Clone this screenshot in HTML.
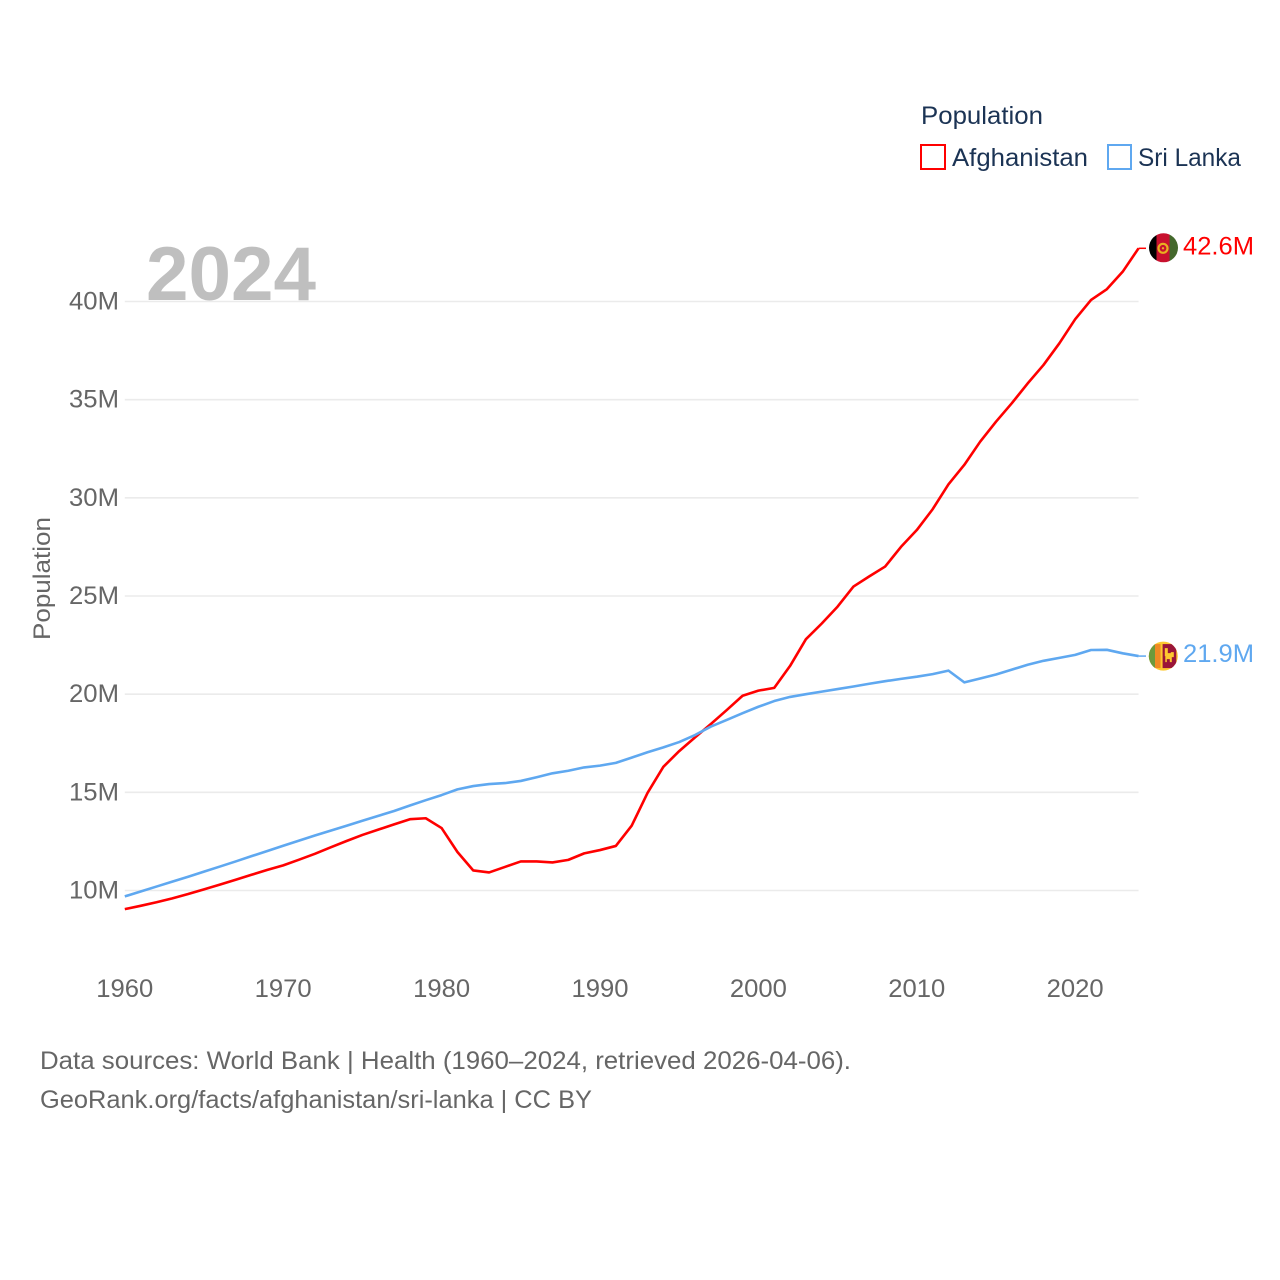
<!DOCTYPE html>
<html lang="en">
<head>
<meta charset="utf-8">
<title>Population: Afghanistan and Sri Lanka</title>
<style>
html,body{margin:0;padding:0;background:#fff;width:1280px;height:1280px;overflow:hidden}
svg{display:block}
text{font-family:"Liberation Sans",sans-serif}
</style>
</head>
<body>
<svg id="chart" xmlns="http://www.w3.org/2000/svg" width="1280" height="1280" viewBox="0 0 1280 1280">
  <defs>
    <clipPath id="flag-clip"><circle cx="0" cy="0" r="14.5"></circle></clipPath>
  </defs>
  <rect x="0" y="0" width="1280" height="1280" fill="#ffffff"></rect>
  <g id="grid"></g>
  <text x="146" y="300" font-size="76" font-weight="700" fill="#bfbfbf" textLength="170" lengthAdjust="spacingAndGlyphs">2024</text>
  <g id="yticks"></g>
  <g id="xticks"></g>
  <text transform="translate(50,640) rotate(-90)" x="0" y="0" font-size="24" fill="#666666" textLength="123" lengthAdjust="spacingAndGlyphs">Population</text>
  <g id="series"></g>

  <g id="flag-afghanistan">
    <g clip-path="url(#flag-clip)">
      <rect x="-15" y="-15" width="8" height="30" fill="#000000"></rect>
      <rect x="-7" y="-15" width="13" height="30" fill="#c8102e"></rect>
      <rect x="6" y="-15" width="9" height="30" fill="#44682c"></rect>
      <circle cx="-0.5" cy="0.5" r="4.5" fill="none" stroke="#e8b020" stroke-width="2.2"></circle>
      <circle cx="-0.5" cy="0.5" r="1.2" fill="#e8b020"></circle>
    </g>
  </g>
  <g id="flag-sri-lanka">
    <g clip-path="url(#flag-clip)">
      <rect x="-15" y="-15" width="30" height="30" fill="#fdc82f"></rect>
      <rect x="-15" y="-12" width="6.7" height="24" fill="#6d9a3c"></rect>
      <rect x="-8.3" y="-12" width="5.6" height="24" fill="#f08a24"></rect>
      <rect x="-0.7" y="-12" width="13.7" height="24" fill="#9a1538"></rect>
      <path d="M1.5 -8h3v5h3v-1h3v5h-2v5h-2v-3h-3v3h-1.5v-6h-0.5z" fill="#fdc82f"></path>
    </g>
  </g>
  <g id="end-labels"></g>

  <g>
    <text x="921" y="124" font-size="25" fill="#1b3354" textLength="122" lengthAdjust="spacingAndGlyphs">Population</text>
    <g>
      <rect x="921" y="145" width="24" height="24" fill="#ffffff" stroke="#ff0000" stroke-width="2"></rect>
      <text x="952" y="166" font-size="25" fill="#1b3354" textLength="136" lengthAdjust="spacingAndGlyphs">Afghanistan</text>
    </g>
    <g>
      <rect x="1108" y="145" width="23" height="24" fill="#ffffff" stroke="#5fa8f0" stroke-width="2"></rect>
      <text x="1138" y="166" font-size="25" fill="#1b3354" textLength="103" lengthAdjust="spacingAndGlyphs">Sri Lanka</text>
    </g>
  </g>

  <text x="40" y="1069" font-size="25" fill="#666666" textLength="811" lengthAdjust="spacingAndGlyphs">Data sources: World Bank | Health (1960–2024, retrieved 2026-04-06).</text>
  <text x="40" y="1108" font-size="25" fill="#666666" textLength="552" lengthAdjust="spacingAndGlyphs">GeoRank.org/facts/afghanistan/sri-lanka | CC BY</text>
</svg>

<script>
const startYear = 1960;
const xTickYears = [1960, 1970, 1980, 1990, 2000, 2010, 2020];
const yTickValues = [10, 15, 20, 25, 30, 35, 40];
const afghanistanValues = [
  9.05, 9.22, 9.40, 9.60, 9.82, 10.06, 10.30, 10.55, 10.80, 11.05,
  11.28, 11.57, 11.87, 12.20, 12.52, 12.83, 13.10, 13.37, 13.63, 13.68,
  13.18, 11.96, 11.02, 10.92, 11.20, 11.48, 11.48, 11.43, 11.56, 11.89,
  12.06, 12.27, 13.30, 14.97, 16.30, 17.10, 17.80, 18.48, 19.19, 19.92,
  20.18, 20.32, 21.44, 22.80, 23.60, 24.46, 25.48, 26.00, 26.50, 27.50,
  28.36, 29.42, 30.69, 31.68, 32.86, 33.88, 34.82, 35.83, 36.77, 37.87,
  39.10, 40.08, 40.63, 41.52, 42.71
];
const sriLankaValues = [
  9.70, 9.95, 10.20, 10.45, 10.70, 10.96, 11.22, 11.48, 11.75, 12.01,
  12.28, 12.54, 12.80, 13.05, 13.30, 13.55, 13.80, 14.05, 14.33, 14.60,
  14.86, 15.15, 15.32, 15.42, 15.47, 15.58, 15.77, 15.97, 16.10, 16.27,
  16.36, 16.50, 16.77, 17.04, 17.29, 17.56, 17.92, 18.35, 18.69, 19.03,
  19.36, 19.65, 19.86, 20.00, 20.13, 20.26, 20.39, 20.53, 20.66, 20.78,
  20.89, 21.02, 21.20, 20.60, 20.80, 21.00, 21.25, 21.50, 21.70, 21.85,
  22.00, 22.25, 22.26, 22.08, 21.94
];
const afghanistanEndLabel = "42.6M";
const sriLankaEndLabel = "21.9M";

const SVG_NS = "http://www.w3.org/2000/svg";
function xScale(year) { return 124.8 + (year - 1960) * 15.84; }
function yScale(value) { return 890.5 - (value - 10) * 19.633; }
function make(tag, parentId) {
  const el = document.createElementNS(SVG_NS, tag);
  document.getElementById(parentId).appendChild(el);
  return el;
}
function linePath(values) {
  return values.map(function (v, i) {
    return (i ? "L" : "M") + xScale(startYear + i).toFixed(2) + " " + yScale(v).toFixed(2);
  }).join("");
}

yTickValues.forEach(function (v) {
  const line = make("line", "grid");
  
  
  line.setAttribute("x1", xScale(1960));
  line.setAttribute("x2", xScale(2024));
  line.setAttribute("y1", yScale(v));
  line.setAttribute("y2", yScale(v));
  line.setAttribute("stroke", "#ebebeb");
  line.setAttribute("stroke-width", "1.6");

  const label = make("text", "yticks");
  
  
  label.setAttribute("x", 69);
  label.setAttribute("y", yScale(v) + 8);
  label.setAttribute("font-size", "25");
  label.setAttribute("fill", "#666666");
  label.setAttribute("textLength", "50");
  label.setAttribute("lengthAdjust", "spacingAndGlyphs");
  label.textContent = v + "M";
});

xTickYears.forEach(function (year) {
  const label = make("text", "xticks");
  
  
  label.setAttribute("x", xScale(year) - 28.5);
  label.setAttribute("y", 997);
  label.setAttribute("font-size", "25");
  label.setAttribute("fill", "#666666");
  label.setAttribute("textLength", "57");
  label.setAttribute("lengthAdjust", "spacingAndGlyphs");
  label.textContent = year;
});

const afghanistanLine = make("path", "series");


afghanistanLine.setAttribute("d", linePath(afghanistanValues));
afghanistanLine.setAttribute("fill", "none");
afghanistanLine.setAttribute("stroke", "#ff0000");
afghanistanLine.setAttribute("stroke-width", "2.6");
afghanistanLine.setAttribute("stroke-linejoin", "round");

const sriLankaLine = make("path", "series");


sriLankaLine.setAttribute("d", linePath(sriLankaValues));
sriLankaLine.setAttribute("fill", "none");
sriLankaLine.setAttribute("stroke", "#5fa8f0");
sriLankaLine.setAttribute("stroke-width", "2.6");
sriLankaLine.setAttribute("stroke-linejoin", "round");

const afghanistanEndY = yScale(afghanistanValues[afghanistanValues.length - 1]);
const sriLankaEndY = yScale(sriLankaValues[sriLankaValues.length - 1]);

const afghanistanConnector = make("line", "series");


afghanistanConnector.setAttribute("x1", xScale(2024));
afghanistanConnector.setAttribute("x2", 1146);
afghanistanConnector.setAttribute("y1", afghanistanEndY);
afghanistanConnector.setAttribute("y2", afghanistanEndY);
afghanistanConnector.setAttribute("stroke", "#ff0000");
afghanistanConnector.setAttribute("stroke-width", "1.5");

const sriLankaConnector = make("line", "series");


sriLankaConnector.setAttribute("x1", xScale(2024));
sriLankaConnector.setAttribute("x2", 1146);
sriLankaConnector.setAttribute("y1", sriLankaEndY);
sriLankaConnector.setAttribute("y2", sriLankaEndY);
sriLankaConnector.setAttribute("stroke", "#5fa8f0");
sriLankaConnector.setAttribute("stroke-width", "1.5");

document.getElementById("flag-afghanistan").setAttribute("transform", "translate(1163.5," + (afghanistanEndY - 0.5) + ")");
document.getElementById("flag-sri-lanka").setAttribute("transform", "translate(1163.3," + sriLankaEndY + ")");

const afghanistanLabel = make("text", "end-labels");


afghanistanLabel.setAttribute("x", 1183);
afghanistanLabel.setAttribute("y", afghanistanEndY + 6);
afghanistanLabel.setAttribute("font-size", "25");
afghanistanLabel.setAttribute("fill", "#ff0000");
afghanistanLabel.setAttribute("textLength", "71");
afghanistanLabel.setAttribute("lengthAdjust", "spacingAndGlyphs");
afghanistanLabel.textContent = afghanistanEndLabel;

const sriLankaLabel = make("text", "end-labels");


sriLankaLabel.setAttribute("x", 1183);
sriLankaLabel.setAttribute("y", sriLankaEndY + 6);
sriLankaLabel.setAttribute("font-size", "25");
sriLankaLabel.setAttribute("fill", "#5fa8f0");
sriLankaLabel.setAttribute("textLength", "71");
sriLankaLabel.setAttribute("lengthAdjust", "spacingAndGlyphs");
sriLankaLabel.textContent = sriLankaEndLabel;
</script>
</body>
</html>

============

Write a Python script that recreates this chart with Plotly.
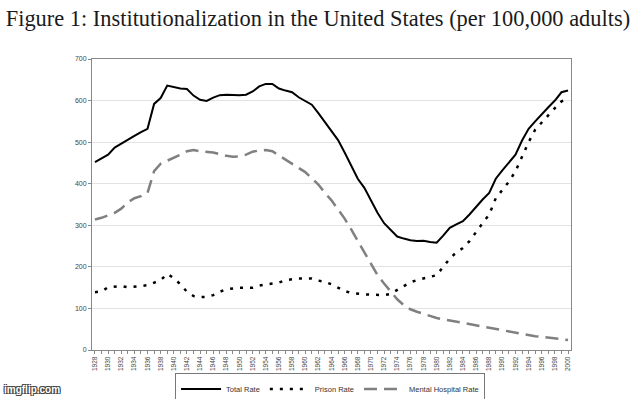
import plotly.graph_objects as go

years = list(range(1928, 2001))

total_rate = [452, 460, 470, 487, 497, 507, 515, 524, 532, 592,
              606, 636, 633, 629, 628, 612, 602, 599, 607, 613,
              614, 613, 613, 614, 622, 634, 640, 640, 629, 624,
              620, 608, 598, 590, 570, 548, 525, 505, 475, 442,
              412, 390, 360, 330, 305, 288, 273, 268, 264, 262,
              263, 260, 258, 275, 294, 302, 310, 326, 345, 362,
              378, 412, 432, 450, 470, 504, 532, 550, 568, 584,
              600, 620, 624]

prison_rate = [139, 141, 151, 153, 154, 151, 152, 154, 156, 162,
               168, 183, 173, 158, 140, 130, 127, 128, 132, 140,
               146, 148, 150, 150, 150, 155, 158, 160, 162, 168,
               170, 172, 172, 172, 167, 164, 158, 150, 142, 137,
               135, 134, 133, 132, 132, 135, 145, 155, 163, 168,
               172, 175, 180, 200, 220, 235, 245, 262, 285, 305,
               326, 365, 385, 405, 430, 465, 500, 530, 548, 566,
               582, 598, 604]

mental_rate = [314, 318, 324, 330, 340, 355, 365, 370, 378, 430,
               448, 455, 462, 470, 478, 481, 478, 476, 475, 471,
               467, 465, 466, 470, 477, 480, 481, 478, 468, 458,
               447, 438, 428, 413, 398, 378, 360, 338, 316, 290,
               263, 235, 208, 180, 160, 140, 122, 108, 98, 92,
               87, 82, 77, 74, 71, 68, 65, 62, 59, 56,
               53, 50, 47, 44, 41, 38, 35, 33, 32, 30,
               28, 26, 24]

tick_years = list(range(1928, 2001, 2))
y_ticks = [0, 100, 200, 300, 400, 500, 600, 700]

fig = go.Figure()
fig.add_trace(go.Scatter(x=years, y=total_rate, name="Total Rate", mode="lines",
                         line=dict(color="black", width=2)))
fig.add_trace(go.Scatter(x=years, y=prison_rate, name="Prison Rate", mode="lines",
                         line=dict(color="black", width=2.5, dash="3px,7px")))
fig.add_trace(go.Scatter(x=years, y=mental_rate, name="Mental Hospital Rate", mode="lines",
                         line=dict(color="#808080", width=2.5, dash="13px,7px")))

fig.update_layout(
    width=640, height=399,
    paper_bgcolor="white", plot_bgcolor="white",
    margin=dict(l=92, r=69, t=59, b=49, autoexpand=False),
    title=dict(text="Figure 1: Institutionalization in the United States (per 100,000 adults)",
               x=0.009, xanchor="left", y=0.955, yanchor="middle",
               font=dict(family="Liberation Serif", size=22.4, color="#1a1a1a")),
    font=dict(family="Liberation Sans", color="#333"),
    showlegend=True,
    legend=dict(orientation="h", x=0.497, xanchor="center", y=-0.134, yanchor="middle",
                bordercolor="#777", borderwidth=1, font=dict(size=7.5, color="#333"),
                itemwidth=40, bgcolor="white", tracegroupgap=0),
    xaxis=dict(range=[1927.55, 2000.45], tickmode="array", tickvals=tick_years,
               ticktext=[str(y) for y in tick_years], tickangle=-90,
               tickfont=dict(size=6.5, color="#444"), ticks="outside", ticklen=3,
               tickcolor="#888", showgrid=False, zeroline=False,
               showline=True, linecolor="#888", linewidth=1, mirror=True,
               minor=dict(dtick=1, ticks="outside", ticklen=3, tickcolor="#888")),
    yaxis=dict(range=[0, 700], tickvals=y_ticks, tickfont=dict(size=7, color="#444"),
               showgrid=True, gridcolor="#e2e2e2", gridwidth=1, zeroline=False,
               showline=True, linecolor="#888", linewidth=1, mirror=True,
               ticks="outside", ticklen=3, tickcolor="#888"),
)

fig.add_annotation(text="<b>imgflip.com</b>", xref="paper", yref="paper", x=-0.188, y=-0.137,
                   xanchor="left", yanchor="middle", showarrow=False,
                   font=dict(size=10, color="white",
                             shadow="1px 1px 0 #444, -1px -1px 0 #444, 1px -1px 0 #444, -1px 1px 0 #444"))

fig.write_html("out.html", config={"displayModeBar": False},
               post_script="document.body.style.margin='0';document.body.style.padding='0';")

============

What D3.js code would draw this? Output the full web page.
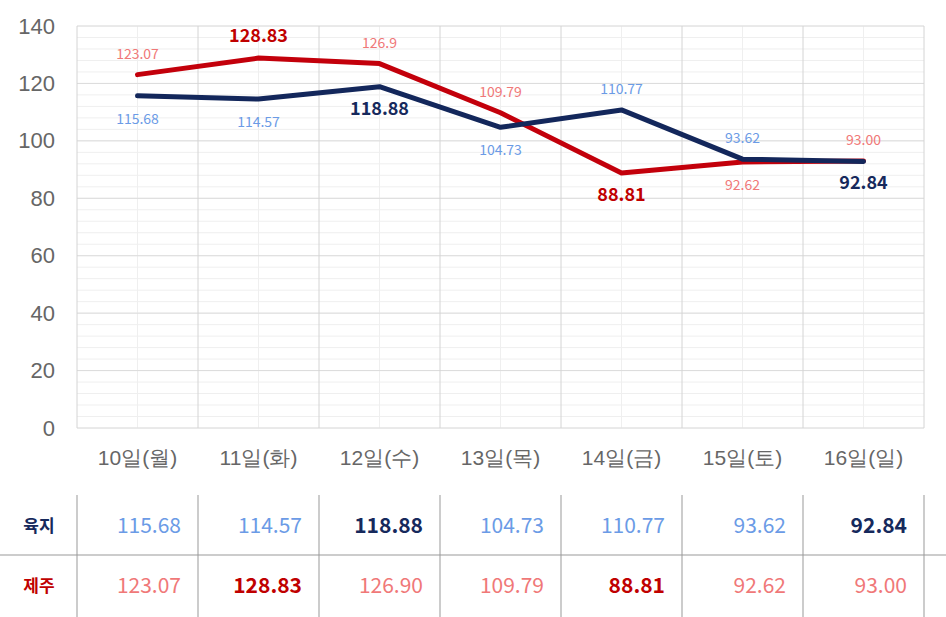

============

▶ _AIM OF THE TASK_:
Show every line above in which the word "this" occurs.

▶ _WRITTEN ANSWER_:
Clone this screenshot in HTML.
Write a Python script that recreates this chart with Plotly.
What D3.js code would draw this? Output the full web page.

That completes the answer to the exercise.